I barely used my feet with the wheelchair, I could move it with ease. I could push it up hill, roll it down again. I found it balanced nicely, requiring very little to for a gentle lift, requiring less to just bounce up a kerb.

Choice made. I am going with the chair that left me happiest – now I am going to be an impatient child awaiting for Christmas day again. Out of the Champion and the Xenon, I know which I want to arrive at the end of this long journey.

(And I still need to choose a colour!)

The Informed Travel Hypothesis

It’s all very well me getting a new wheelchair to improve my independence (but not the one shown here!).  I reckon although I’ll get further on my own, there is still something that is important, which is having confidence in getting somewhere in the first place.

Locally, I live in the peace of mind that Essex County Council is installing raised curbs at bus stops to improve access but when I want to travel further afield, what then?

Some people may recall that in the summer I took part in something called ‘Free Traveller’ where I carried out some journeys with Chris Parker of Loughborough University.  The idea is to combine both amateur (user) views on transport and the provider supplied information to offer the best of both.

free-travellerSo, with all the information that Chris gathered on the journeys from all the different users who took part, he put together a survey to find out what works, what doesn’t work and what is useful. 

However, now he needs to know what you think of the information.  By visiting www.freetraveller.co.uk you can take part in the survey and offer him your thoughts.  In return, there is £150 up for grabs in a prize drawer… think of all the bus journeys you could do with £150!

I’ve already filled mine in… twice. Please share the link with other wheelchair users and encourage them to take part – who knows, this project could make the difference between wondering if a journey is going to be a nightmare and knowing that the nightmare can be avoided.

The commuter thesis

I think I have narrowed down my 5 worries or so. 5 is an arbitrary number and it might change – just bear with me.

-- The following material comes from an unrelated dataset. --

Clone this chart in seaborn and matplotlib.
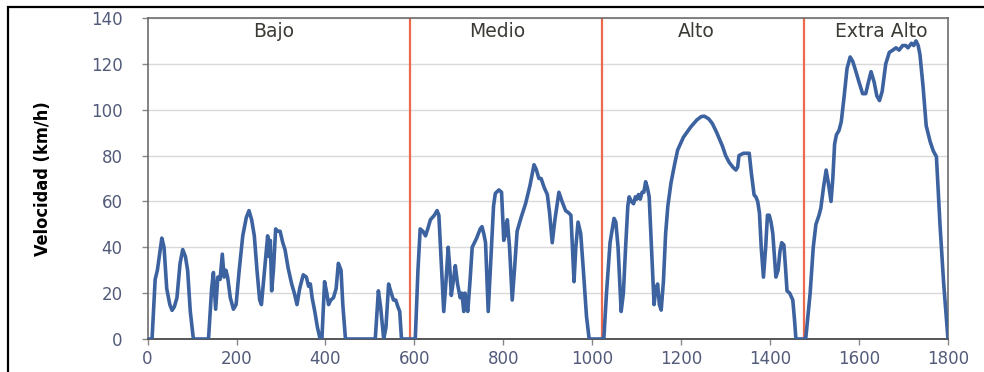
import matplotlib
matplotlib.use("Agg")
import matplotlib.pyplot as plt
import matplotlib.patches as mpatches
import numpy as np
import pandas as pd
import seaborn as sns

# WLTC speed trace, sampled at its turning points (time in s, speed in km/h)
t_bajo = [0, 10, 17, 22, 32, 37, 43, 50, 55, 60, 66, 73, 79, 85, 90, 96, 103, 137, 144, 148,
          153, 158, 163, 168, 172, 176, 180, 186, 193, 199, 206, 214, 222, 228, 234, 240, 246,
          252, 256, 262, 270, 273, 276, 279, 283, 288, 293, 298, 304, 309, 316, 324, 330, 336,
          342, 350, 357, 362, 366, 370, 376, 382, 388, 392, 398, 403, 407, 412, 418, 424, 429,
          435, 439, 445, 512, 519, 524, 531, 536, 542, 548, 553, 558, 563, 567, 571, 598]
v_bajo = [0, 0, 26, 30, 44, 40, 22, 15, 12.5, 14, 18, 33, 39, 36, 30, 12, 0, 0, 22, 29,
          13, 27, 26, 37, 27, 30, 27, 18, 13, 15, 30, 45, 53, 56, 52, 45, 30,
          17, 15, 28, 45, 36, 43, 21, 30, 48, 47, 47, 42, 39, 31, 24, 20, 15,
          22, 28, 27, 23, 24, 18, 12, 5, 0, 0, 25, 20, 15, 17, 18, 22, 33,
          30, 15, 0, 0, 21, 14, 0, 5, 24, 20, 17, 17, 14, 12, 0, 0]

t_medio = [602, 608, 613, 619, 625, 630, 636, 645, 651, 655, 660, 666, 671, 676, 680, 683, 688,
           692, 697, 703, 707, 711, 714, 717, 720, 725, 730, 740, 748, 752, 756, 760, 766, 772,
           778, 782, 790, 796, 801, 804, 807, 809, 814, 820, 825, 831, 840, 850, 860, 869, 874,
           880, 885, 892, 899, 904, 910, 916, 925, 932, 940, 947, 952, 959, 963, 968, 974, 980,
           987, 993, 1020]
v_medio = [0, 30, 48, 47, 45, 48, 52, 54, 56, 54, 35, 12, 25, 40, 30, 19, 26,
           32, 24, 18, 20, 12, 20, 15, 12, 25, 40, 44, 48, 49, 46, 42, 12, 35,
           58, 63.5, 65, 64, 43, 50, 45, 52, 40, 17, 30, 47, 53, 59, 67, 76, 74,
           70, 70, 66, 63, 55, 42, 52, 64, 60, 56, 55, 54, 25, 40, 51, 46, 30,
           10, 0, 0]

t_alto = [1026, 1032, 1040, 1049, 1053, 1058, 1065, 1070, 1075, 1080, 1083, 1088, 1093, 1097,
          1100, 1104, 1108, 1112, 1116, 1120, 1124, 1128, 1132, 1139, 1143, 1147, 1151, 1155,
          1160, 1165, 1170, 1177, 1185, 1192, 1205, 1222, 1235, 1245, 1252, 1262, 1270, 1280,
          1293, 1300, 1308, 1316, 1323, 1327, 1330, 1340, 1353, 1358, 1364, 1368, 1372, 1376,
          1380, 1385, 1390, 1394, 1398, 1402, 1406, 1410, 1413, 1418, 1422, 1426, 1431, 1435,
          1438, 1444, 1451, 1455, 1458, 1480]
v_alto = [0, 20, 42, 52.6, 51, 40, 12, 20, 40, 58, 62, 60, 59, 62,
          61, 63, 61, 64, 64, 68.6, 66, 62, 45, 15, 22, 24, 15, 12.6,
          25, 46, 58, 68, 76, 82.4, 88, 92.6, 95.5, 97, 97.2, 96, 94, 90,
          84, 80, 77, 75, 73.7, 75, 80, 81, 81, 72, 62.8, 62, 60, 55,
          40, 27, 40, 54, 54, 51, 46, 35, 27, 30, 38, 42, 41, 30,
          21, 20, 17, 8, 0, 0]

t_extra = [1490, 1497, 1503, 1510, 1514, 1520, 1526, 1531, 1537, 1541, 1545, 1549, 1555, 1560,
           1566, 1573, 1580, 1586, 1593, 1600, 1608, 1615, 1621, 1627, 1634, 1640, 1646, 1652,
           1660, 1668, 1676, 1683, 1690, 1698, 1705, 1710, 1718, 1723, 1728, 1733, 1737, 1744,
           1751, 1760, 1767, 1774, 1782, 1790, 1800]
v_extra = [20, 40, 50, 54, 57, 66, 73.7, 68, 60, 70, 85, 89, 91, 94.8,
           105, 118, 123, 121, 116.6, 112, 107, 107, 112, 116.6, 112, 106, 104, 108,
           120, 125, 126, 127, 126, 128, 128, 127, 129, 128, 130, 128, 124, 110,
           93, 86, 82, 79.5, 50, 25, 0]

phase_bounds = [589, 1022, 1477]
phase_names = ["Bajo", "Medio", "Alto", "Extra Alto"]
phase_label_x = [283, 787, 1233, 1650]

x_ticks = [0, 200, 400, 600, 800, 1000, 1200, 1400, 1600, 1800]
y_ticks = [0, 20, 40, 60, 80, 100, 120, 140]

df = pd.DataFrame({
    "t": t_bajo + t_medio + t_alto + t_extra,
    "v": v_bajo + v_medio + v_alto + v_extra,
})

sns.set_theme(style="white")
plt.rcParams["font.family"] = ["DejaVu Sans"]

fig = plt.figure(figsize=(9.84, 3.72), dpi=100)
ax = fig.add_axes([0.15, 0.0887, 0.8134, 0.8629])

ax.set_xlim(0, 1800)
ax.set_ylim(0, 140)
ax.set_yticks(y_ticks)
ax.set_xticks(x_ticks)
ax.yaxis.grid(True, color="#d9d9d9", linewidth=1.0)
ax.set_axisbelow(True)

for b in phase_bounds:
    ax.axvline(b, color="#ec6a4c", linewidth=1.6, zorder=2)

sns.lineplot(data=df, x="t", y="v", estimator=None, sort=False, ax=ax,
             color="#3c62a0", linewidth=2.6, zorder=3)

for name, xp in zip(phase_names, phase_label_x):
    ax.text(xp, 134, name, ha="center", va="center", fontsize=13.5,
            color="#3b3a34", zorder=4)

ax.set_xlabel("")
ax.set_ylabel("Velocidad (km/h)", fontsize=13, fontweight="bold", color="black",
              fontstretch="condensed", labelpad=28)

tick_color = "#535b7a"
ax.tick_params(axis="x", which="major", bottom=True, length=4, width=1,
               color="#888888", labelsize=12, labelcolor=tick_color, pad=4)
ax.tick_params(axis="y", which="major", left=True, length=4, width=1,
               color="#888888", labelsize=12, labelcolor=tick_color, pad=14)

for side in ["left", "top", "right"]:
    ax.spines[side].set_color("#6d6d6d")
    ax.spines[side].set_linewidth(1.2)
ax.spines["bottom"].set_color("#555555")
ax.spines["bottom"].set_linewidth(1.4)

# outer frame around the figure
frame = mpatches.Rectangle((0.008, -0.05), 1.2, 0.981 + 0.05, transform=fig.transFigure,
                           fill=False, edgecolor="black", linewidth=1.6)
fig.add_artist(frame)

fig.savefig("out.png", dpi=100)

1. I will have to re-educate myself and everyone else required in how to fold the new chair and listen to their bellyaching about how good the old chair was. I won’t care about the old chair if I’m given a chance to like the new one.

2. Travel. I will have to learn how to travel everywhere in a new style and way. This means ramps, buses, trains, the lot. I will need to learn my coping distances with the seat and how long before I want to transfer.

3. Speed. I am used to my ability to rocket off when I need to. I am used to being able to go really fast downhill. This could change and probably will change. This is the hardest thing for me to accept.

4. The girls. I don’t want Monkey, Nuzzle and Scratch to feel like they don’t recognise the chair, to get hurt by new chair or be afraid of it. Unlikely but they don’t really like kittens either so you never know.

5. MBW. I want her to be happy with my choice, with something she will have to look at, push, lift, fold and unfold. She has to put up with my sullen moods as I understand everything I worry about before penning it into this blog. I am glad she came along with me to the first try because as she got to feed in to the chair too – how it looks, colour, position, how I look. I think the MBW factor is always underestimated in new posterior transportation shopping. It shouldn’t be.

5 thoughts there. What have I forgotten? Probably lots but those kept me awake last night and the night before.